→ **SHORT TASK**
Set down word for word the lines running from the line with "Generate a LaTeX" to the line with "(0,0) rectangle (1040,722);", ends included. Skip every picture.

→ **RECORDS PROVIDED**
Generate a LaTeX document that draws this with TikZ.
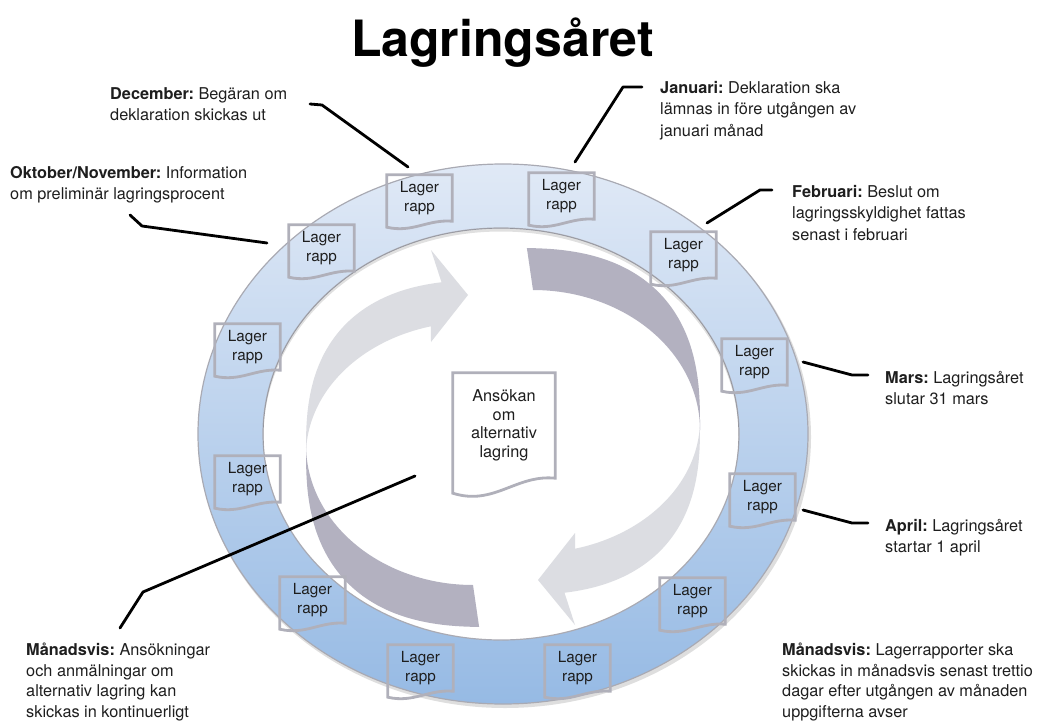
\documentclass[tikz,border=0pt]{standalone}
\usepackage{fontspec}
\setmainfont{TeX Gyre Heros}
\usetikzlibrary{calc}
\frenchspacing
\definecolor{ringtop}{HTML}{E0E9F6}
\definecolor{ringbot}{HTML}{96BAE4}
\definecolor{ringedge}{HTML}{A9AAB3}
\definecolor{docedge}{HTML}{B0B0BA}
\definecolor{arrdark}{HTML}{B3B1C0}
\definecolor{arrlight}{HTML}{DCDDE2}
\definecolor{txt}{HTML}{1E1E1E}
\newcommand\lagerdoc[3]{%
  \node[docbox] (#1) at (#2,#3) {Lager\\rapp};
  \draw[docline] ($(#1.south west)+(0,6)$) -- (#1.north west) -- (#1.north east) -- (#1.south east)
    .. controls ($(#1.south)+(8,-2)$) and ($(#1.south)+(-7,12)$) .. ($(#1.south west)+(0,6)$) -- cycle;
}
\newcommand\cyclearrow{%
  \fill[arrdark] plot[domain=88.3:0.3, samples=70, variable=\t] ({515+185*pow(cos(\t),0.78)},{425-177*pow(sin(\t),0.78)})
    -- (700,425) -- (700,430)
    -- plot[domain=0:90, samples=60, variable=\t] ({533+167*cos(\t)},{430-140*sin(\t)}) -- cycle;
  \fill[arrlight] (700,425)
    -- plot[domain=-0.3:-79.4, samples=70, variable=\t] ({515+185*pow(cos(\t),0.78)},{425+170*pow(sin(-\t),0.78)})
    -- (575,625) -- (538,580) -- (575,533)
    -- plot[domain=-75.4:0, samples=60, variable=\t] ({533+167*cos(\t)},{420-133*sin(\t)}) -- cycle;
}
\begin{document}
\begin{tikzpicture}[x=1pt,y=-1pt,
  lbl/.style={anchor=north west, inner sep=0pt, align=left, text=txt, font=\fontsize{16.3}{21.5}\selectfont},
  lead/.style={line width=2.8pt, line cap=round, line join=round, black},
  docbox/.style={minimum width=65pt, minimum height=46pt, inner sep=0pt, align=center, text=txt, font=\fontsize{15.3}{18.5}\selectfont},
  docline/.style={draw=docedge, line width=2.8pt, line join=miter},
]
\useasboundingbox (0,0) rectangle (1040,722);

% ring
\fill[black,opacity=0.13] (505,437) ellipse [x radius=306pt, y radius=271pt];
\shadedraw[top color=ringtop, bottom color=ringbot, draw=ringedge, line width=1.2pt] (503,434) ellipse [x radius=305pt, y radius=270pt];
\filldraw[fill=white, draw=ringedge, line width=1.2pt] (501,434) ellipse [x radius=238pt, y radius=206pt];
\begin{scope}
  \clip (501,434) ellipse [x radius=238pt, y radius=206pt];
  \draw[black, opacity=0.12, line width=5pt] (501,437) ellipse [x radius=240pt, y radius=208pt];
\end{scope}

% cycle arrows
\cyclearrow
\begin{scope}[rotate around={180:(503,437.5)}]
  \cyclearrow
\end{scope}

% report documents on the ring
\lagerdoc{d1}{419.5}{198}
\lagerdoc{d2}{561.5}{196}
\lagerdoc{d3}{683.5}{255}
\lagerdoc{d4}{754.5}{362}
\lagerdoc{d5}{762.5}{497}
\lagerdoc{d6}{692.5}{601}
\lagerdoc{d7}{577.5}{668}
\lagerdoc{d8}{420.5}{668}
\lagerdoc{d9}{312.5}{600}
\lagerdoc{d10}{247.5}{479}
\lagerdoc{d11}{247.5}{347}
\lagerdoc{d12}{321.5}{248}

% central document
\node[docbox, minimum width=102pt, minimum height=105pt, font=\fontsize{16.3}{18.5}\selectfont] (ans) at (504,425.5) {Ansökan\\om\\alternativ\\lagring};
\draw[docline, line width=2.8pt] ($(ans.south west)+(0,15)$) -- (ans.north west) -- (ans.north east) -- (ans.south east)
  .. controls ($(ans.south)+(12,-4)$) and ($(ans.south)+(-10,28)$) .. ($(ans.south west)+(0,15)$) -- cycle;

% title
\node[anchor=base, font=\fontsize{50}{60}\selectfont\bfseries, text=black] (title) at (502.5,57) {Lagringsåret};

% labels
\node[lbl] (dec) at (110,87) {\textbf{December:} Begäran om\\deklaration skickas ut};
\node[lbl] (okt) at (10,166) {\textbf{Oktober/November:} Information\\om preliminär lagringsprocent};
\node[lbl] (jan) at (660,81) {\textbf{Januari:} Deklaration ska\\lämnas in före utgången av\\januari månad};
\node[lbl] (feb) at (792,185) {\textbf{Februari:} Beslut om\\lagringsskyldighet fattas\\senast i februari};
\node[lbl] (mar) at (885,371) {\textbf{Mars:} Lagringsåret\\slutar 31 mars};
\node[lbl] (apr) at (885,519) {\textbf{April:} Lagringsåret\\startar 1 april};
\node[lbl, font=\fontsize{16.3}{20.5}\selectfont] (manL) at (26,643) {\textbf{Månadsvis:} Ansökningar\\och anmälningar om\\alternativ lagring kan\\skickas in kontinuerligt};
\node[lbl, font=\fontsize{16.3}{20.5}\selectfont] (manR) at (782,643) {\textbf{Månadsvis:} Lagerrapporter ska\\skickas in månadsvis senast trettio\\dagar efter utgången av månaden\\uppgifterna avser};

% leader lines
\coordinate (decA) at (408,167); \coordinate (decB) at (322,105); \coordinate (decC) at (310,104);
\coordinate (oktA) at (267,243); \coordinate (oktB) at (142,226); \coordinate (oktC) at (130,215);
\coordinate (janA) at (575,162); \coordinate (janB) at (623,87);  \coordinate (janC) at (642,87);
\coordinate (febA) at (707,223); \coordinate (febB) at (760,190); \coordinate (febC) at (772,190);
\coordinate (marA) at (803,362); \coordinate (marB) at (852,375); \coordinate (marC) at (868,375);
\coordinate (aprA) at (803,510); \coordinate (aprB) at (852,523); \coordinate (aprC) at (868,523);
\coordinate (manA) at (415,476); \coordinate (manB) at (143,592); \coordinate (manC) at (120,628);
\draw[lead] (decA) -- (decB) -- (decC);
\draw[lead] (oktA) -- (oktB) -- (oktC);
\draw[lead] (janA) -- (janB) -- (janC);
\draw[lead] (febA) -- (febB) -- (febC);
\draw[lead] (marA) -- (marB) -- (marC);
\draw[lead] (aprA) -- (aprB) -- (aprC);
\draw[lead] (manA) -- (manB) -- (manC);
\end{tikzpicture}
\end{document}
==
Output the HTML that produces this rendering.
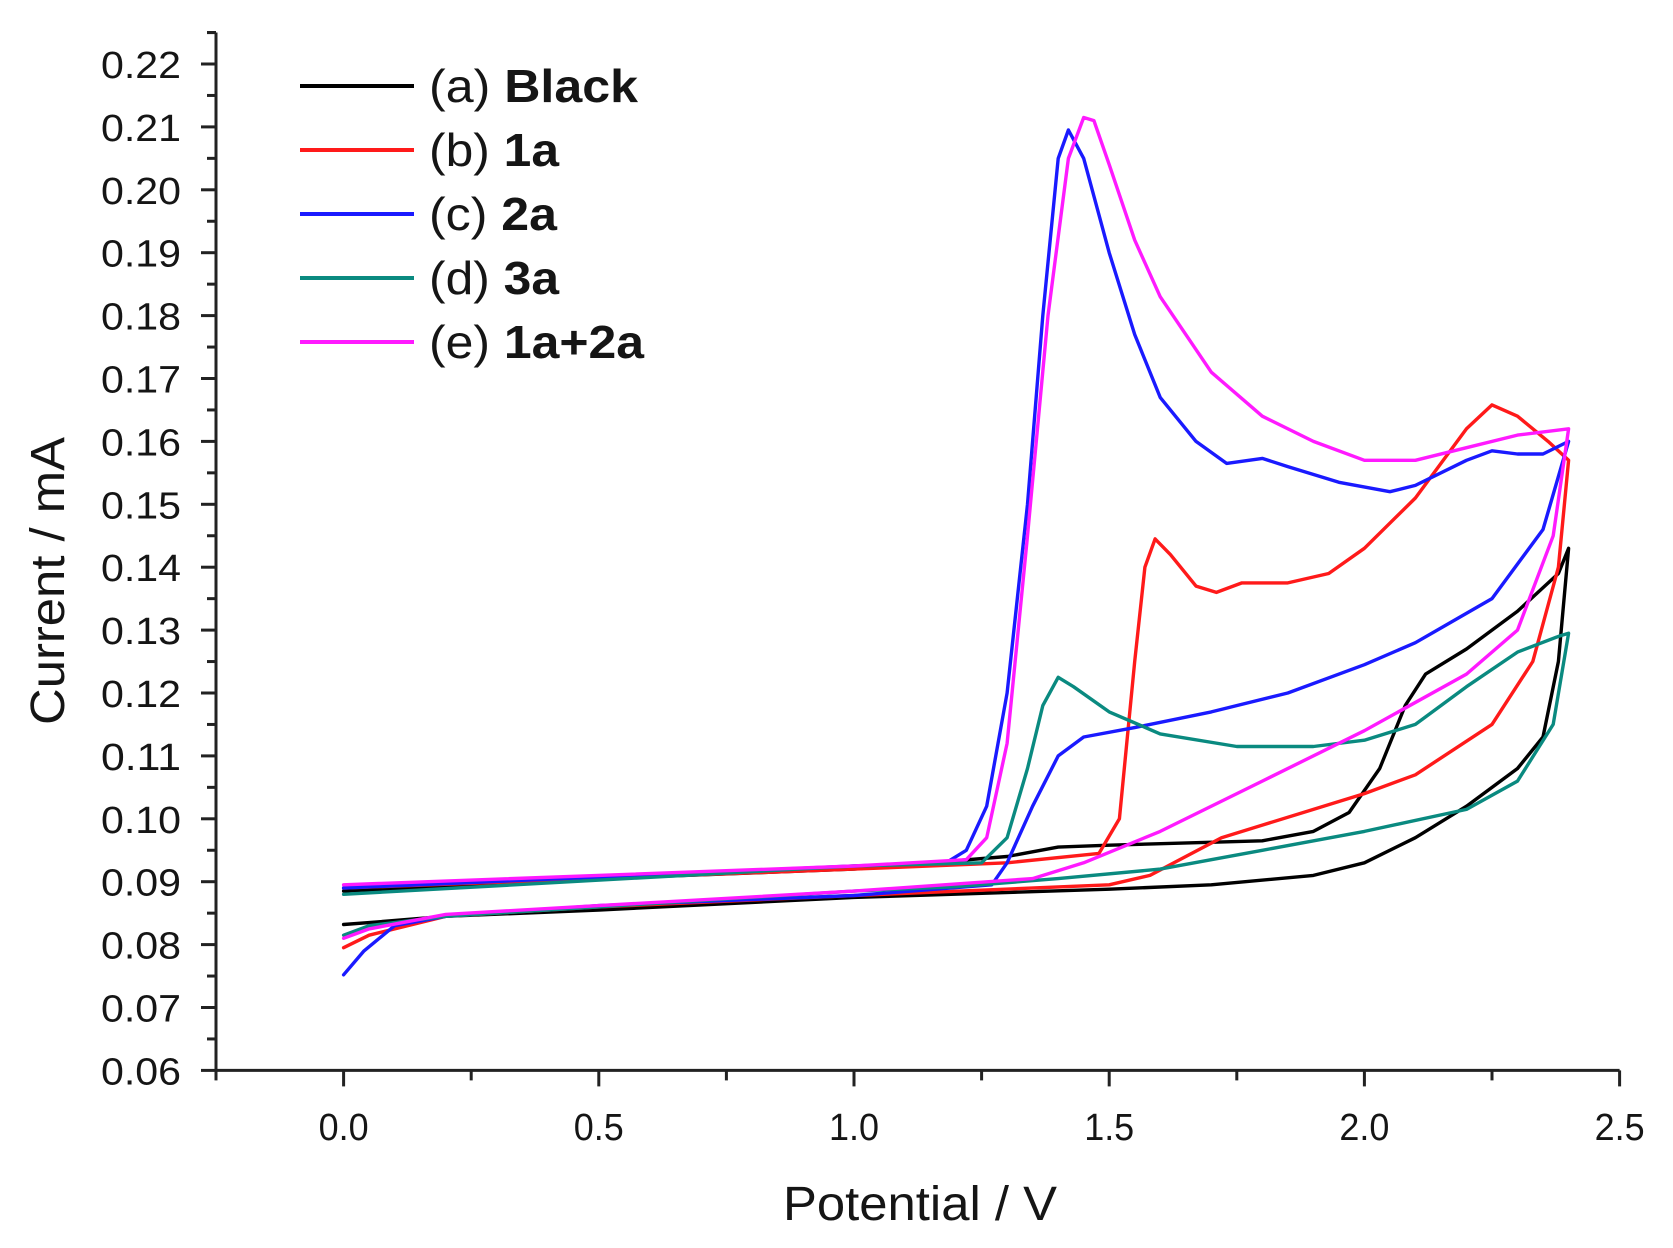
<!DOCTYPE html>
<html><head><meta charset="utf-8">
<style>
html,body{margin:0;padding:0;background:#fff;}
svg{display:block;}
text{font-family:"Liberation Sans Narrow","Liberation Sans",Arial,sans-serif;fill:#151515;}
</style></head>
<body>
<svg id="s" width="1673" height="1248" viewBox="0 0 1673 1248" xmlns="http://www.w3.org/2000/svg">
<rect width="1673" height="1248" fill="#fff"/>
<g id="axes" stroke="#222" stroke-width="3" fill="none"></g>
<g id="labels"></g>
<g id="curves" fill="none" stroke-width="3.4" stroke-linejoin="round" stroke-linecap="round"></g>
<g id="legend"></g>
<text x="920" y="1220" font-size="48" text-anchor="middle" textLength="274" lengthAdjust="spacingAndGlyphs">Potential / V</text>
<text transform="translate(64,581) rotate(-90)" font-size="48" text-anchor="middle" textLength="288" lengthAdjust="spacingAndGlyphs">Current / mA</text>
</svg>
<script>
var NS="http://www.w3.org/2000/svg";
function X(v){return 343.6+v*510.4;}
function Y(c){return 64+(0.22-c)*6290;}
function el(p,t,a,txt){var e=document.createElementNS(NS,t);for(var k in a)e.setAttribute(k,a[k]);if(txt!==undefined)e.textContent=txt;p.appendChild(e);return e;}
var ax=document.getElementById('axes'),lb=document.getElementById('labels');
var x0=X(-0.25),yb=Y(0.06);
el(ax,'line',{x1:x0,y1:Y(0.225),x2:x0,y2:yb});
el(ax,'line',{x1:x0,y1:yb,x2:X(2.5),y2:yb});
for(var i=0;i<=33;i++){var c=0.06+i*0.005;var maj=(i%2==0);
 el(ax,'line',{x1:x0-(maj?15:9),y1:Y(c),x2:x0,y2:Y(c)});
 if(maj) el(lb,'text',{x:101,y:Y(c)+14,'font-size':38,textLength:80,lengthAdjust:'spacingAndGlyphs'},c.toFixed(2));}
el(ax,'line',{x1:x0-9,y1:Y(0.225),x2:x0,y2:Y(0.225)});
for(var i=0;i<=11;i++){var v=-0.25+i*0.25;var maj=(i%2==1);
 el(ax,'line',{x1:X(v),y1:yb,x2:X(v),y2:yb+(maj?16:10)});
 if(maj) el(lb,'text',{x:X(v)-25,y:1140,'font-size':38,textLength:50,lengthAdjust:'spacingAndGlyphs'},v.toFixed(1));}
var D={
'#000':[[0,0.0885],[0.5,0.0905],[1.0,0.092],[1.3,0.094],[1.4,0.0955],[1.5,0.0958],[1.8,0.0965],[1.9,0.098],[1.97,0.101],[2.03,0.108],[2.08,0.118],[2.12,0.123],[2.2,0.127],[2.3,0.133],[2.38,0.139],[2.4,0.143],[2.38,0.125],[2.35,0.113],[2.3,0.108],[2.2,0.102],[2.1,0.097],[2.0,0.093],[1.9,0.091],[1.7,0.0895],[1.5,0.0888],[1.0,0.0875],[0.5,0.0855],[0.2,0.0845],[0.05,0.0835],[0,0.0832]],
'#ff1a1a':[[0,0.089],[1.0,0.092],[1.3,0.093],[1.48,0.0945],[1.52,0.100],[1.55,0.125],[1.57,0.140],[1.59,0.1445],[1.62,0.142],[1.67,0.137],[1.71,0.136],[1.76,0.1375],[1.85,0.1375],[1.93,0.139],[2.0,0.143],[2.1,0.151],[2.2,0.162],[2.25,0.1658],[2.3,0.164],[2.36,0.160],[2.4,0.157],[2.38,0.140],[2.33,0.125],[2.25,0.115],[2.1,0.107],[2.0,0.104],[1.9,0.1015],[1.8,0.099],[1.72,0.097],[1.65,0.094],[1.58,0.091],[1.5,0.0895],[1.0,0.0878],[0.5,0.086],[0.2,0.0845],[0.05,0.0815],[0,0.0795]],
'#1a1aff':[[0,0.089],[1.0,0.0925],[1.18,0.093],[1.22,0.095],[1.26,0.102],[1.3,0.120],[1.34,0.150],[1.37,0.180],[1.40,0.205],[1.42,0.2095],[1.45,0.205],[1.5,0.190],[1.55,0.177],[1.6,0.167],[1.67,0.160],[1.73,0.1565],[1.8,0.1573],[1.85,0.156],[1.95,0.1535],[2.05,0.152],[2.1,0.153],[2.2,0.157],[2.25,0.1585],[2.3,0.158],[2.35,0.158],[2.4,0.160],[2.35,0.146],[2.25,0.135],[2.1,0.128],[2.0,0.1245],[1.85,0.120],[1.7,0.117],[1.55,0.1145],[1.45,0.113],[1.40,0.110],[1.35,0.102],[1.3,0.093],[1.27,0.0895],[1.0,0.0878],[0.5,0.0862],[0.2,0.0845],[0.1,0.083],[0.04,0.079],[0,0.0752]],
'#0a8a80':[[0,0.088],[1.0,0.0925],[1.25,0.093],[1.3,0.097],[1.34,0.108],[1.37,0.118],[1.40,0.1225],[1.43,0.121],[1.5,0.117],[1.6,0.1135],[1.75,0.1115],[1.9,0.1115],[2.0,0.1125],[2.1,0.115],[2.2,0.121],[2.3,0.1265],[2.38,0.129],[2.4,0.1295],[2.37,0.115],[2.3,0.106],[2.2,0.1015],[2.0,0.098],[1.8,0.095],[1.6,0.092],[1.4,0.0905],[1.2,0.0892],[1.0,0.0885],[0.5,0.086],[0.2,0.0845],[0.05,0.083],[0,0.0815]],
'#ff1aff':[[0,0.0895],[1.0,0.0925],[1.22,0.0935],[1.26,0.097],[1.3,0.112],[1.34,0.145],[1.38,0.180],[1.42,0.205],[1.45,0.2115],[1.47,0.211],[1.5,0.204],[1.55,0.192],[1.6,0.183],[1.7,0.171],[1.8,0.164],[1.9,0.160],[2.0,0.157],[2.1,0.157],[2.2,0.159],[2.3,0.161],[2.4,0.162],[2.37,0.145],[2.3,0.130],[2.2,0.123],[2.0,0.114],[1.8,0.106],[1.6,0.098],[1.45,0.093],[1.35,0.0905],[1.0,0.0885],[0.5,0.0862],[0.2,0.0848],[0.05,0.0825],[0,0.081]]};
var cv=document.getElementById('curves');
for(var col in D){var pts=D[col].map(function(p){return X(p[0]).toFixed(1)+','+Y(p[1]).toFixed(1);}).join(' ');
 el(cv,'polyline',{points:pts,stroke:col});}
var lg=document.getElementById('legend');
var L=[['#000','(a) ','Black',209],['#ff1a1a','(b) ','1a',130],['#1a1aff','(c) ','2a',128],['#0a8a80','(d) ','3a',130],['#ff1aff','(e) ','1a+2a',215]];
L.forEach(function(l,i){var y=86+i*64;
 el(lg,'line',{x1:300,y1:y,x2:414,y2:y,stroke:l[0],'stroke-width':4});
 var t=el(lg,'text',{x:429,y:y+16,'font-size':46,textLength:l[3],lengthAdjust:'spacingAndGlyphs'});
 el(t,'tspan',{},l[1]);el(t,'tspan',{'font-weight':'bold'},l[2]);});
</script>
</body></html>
* * *
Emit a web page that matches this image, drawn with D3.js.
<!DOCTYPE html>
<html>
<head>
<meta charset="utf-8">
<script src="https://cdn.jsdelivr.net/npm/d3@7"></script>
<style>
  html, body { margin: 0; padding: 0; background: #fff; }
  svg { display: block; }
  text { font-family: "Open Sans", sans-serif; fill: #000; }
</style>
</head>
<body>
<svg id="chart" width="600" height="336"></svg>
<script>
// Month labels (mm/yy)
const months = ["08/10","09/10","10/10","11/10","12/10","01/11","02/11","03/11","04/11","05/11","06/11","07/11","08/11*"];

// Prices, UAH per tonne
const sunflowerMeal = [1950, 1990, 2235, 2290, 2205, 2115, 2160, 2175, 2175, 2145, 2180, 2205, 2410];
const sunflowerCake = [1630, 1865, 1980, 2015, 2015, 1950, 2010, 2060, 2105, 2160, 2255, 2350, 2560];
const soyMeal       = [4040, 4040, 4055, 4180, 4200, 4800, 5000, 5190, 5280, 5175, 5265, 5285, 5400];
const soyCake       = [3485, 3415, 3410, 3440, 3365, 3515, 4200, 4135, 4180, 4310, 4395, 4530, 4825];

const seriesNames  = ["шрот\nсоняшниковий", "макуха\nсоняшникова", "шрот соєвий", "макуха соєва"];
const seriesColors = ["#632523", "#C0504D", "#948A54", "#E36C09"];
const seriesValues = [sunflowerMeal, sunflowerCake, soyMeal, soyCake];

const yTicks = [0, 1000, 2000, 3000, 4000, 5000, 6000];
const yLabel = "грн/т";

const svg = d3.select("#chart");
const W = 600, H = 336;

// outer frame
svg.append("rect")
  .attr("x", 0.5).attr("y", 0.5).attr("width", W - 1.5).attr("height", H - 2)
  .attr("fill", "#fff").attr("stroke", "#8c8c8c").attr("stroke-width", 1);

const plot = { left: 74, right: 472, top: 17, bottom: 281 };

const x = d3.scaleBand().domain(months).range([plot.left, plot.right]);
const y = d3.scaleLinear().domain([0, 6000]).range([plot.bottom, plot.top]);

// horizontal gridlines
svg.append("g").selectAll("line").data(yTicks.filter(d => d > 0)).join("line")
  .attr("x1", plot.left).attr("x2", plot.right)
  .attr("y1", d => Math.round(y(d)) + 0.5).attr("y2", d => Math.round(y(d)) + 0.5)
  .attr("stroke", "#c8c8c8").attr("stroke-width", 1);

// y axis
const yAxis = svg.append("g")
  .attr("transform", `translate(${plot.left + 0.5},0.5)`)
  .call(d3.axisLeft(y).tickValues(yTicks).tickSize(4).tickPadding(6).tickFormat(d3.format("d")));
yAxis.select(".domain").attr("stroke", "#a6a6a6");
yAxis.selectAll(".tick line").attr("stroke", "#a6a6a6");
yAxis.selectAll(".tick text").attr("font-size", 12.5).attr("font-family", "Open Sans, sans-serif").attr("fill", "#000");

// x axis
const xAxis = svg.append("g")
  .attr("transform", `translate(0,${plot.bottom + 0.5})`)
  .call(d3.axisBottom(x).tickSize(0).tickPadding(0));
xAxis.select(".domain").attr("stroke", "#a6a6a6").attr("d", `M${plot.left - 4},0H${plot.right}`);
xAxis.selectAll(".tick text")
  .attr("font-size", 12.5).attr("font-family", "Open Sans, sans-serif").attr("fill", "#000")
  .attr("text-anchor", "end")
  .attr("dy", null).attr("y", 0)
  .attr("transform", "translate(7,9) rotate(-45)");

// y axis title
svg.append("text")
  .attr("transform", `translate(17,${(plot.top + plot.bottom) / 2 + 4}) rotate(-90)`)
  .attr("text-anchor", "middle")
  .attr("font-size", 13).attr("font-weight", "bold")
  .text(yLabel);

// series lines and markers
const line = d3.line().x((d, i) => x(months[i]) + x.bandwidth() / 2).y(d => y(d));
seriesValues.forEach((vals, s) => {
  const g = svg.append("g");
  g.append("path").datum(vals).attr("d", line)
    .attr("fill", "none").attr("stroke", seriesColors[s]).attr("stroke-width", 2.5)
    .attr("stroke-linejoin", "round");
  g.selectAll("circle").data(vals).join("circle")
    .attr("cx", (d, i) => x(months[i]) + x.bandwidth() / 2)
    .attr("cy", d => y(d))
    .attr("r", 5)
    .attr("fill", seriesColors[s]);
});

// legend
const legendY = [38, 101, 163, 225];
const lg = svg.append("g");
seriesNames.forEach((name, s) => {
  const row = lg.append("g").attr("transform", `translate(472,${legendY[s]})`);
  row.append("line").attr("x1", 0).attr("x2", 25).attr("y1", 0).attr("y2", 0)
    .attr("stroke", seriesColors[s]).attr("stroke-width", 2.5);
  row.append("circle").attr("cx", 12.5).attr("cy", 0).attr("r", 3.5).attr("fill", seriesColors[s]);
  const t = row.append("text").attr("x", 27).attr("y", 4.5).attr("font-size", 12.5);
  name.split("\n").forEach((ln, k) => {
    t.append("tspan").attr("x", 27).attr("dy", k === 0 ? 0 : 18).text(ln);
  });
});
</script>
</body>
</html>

→ **SOLUTION TO THIS PROBLEM**
Generate a LaTeX document that draws this with TikZ.
\documentclass[tikz,border=0pt]{standalone}
\usepackage{fontspec}
\setmainfont{TeX Gyre Heros}
\usetikzlibrary{calc}
\frenchspacing
\definecolor{ringtop}{HTML}{E0E9F6}
\definecolor{ringbot}{HTML}{96BAE4}
\definecolor{ringedge}{HTML}{A9AAB3}
\definecolor{docedge}{HTML}{B0B0BA}
\definecolor{arrdark}{HTML}{B3B1C0}
\definecolor{arrlight}{HTML}{DCDDE2}
\definecolor{txt}{HTML}{1E1E1E}
\newcommand\lagerdoc[3]{%
  \node[docbox] (#1) at (#2,#3) {Lager\\rapp};
  \draw[docline] ($(#1.south west)+(0,6)$) -- (#1.north west) -- (#1.north east) -- (#1.south east)
    .. controls ($(#1.south)+(8,-2)$) and ($(#1.south)+(-7,12)$) .. ($(#1.south west)+(0,6)$) -- cycle;
}
\newcommand\cyclearrow{%
  \fill[arrdark] plot[domain=88.3:0.3, samples=70, variable=\t] ({515+185*pow(cos(\t),0.78)},{425-177*pow(sin(\t),0.78)})
    -- (700,425) -- (700,430)
    -- plot[domain=0:90, samples=60, variable=\t] ({533+167*cos(\t)},{430-140*sin(\t)}) -- cycle;
  \fill[arrlight] (700,425)
    -- plot[domain=-0.3:-79.4, samples=70, variable=\t] ({515+185*pow(cos(\t),0.78)},{425+170*pow(sin(-\t),0.78)})
    -- (575,625) -- (538,580) -- (575,533)
    -- plot[domain=-75.4:0, samples=60, variable=\t] ({533+167*cos(\t)},{420-133*sin(\t)}) -- cycle;
}
\begin{document}
\begin{tikzpicture}[x=1pt,y=-1pt,
  lbl/.style={anchor=north west, inner sep=0pt, align=left, text=txt, font=\fontsize{16.3}{21.5}\selectfont},
  lead/.style={line width=2.8pt, line cap=round, line join=round, black},
  docbox/.style={minimum width=65pt, minimum height=46pt, inner sep=0pt, align=center, text=txt, font=\fontsize{15.3}{18.5}\selectfont},
  docline/.style={draw=docedge, line width=2.8pt, line join=miter},
]
\useasboundingbox (0,0) rectangle (1040,722);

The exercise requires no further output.